How does that system, or conglomeration of systems, then communicate back to the humans who have to derive actionable insights from those systems? “If you want to know the health of the company right now,” remarked Gould, “you have to knock on the wall of that big virtual data center and ask it.” But it then gives back a range of reports, visualizations, spreadsheets, and other documents that might be useful or they might not be. “You then have to have a CFO, or Chief Marketing Officer, or stock guy, or IT specialist, or whomever explain what it all means.” And days, weeks, or months may pass without any actionable insights being gained from all this data as more and more is collected ad infinitum.
The Arria NLG engine allows an enterprise to analyze all that information and present it back to whatever human needs it, for whatever reason, in actual written or natural language:
“This isn’t mail merge or document assembly. It isn’t filling slots in templates. It’s about taking the data source and using domain knowledge to massage and aggregate that data, identifying packets of information that can be expressed linguistically, then using rich knowledge of language to work out how best to express that information in text or voice.”
It literally takes an organization’s data and transforms it into language, not standard computer-generated text that is overly technical and difficult to read, but natural human language that reads like a literate and well-educated person wrote it. Humans, and our forebears, have been communicating in natural language for around 100,000 years or so.

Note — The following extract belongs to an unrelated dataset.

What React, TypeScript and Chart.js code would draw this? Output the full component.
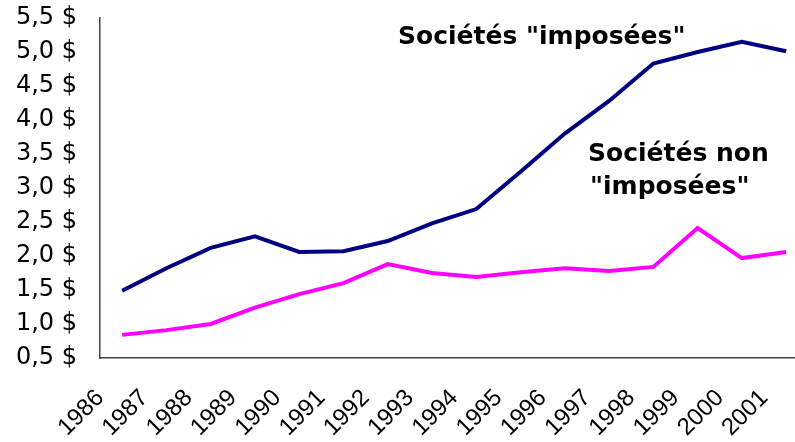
import React, { useEffect, useRef } from "react";
import { Chart, registerables } from "chart.js";

Chart.register(...registerables);

const years = [1986, 1987, 1988, 1989, 1990, 1991, 1992, 1993, 1994, 1995, 1996, 1997, 1998, 1999, 2000, 2001];
const imposees = [1.49, 1.82, 2.12, 2.29, 2.06, 2.07, 2.22, 2.48, 2.69, 3.24, 3.8, 4.28, 4.83, 5.0, 5.15, 5.01];
const nonImposees = [0.84, 0.91, 1.0, 1.24, 1.44, 1.6, 1.88, 1.75, 1.69, 1.76, 1.82, 1.78, 1.84, 2.41, 1.97, 2.06];
const yTicks = [0.5, 1.0, 1.5, 2.0, 2.5, 3.0, 3.5, 4.0, 4.5, 5.0, 5.5];
const labelImposees = ['Sociétés "imposées"'];
const labelNonImposees = ["Sociétés non", '"imposées"'];

const annotations = {
  id: "annotations",
  afterDraw(chart: any) {
    const ctx = chart.ctx;
    ctx.save();
    ctx.font = 'bold 25px "DejaVu Sans"';
    ctx.fillStyle = "#000";
    ctx.textAlign = "left";
    ctx.textBaseline = "middle";
    ctx.fillText(labelImposees[0], 398, 37);
    ctx.fillText(labelNonImposees[0], 588, 154);
    ctx.fillText(labelNonImposees[1], 590, 187);
    ctx.restore();
  },
};

export default function App() {
  const ref = useRef<HTMLCanvasElement | null>(null);
  useEffect(() => {
    if (!ref.current) return;
    const chart = new Chart(ref.current, {
      type: "line",
      data: {
        datasets: [
          {
            label: "Sociétés imposées",
            data: years.map((y, i) => ({ x: y, y: imposees[i] })),
            borderColor: "#000080",
            backgroundColor: "#000080",
            borderWidth: 4,
            pointRadius: 0,
            tension: 0,
          },
          {
            label: "Sociétés non imposées",
            data: years.map((y, i) => ({ x: y, y: nonImposees[i] })),
            borderColor: "#FF00FF",
            backgroundColor: "#FF00FF",
            borderWidth: 4,
            pointRadius: 0,
            tension: 0,
          },
        ],
      },
      options: {
        animation: false,
        responsive: true,
        maintainAspectRatio: false,
        layout: { padding: { top: 18, right: 0, left: 0, bottom: 0 } },
        plugins: { legend: { display: false }, tooltip: { enabled: false } },
        scales: {
          x: {
            type: "linear",
            min: 1985.5,
            max: 2001.2,
            grid: { display: false, drawTicks: false },
            border: { display: true, color: "#444", width: 1.5 },
            afterBuildTicks: (s: any) => {
              s.ticks = years.map((v) => ({ value: v }));
            },
            afterFit: (s: any) => {
              s.height = 84;
              s.paddingLeft = 0;
              s.paddingRight = 0;
            },
            ticks: {
              autoSkip: false,
              minRotation: 45,
              maxRotation: 45,
              padding: 26,
              labelOffset: -22,
              color: "#000",
              font: { family: '"Liberation Sans"', size: 24 },
              callback: (v: any) => String(v),
            },
          },
          y: {
            min: 0.5,
            max: 5.5,
            grid: { display: false, drawTicks: false },
            border: { display: true, color: "#444", width: 1.5 },
            afterBuildTicks: (s: any) => {
              s.ticks = yTicks.map((v) => ({ value: v }));
            },
            afterFit: (s: any) => {
              s.width = 100;
              s.paddingTop = 0;
              s.paddingBottom = 0;
            },
            ticks: {
              padding: 23,
              color: "#000",
              font: { family: '"DejaVu Sans"', size: 24 },
              callback: (v: any) => Number(v).toFixed(1).replace(".", ",") + " $",
            },
          },
        },
      },
      plugins: [annotations],
    });
    return () => chart.destroy();
  }, []);
  return (
    <div style={{ position: "fixed", left: 0, top: 0, width: 795, height: 442, background: "#fff" }}>
      <canvas ref={ref} />
    </div>
  );
}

It’s through the technologies embedded in a multilevel Natural Language Generation platform like Arria’s that computers can now present actionable intelligence gained from all an enterprise’s data assets and give that business real insight in the same, natural way. Gould put it this way:
“We’ve taken the CFO, the CEO, the data analyst, and we’ve spent time with them. We’ve looked at how they write. We’ve looked at how their minds respond to the data, and we’ve reverse-engineered their writing — their minds — into our NLG platform, and now it’s acting as they do in response to the data.”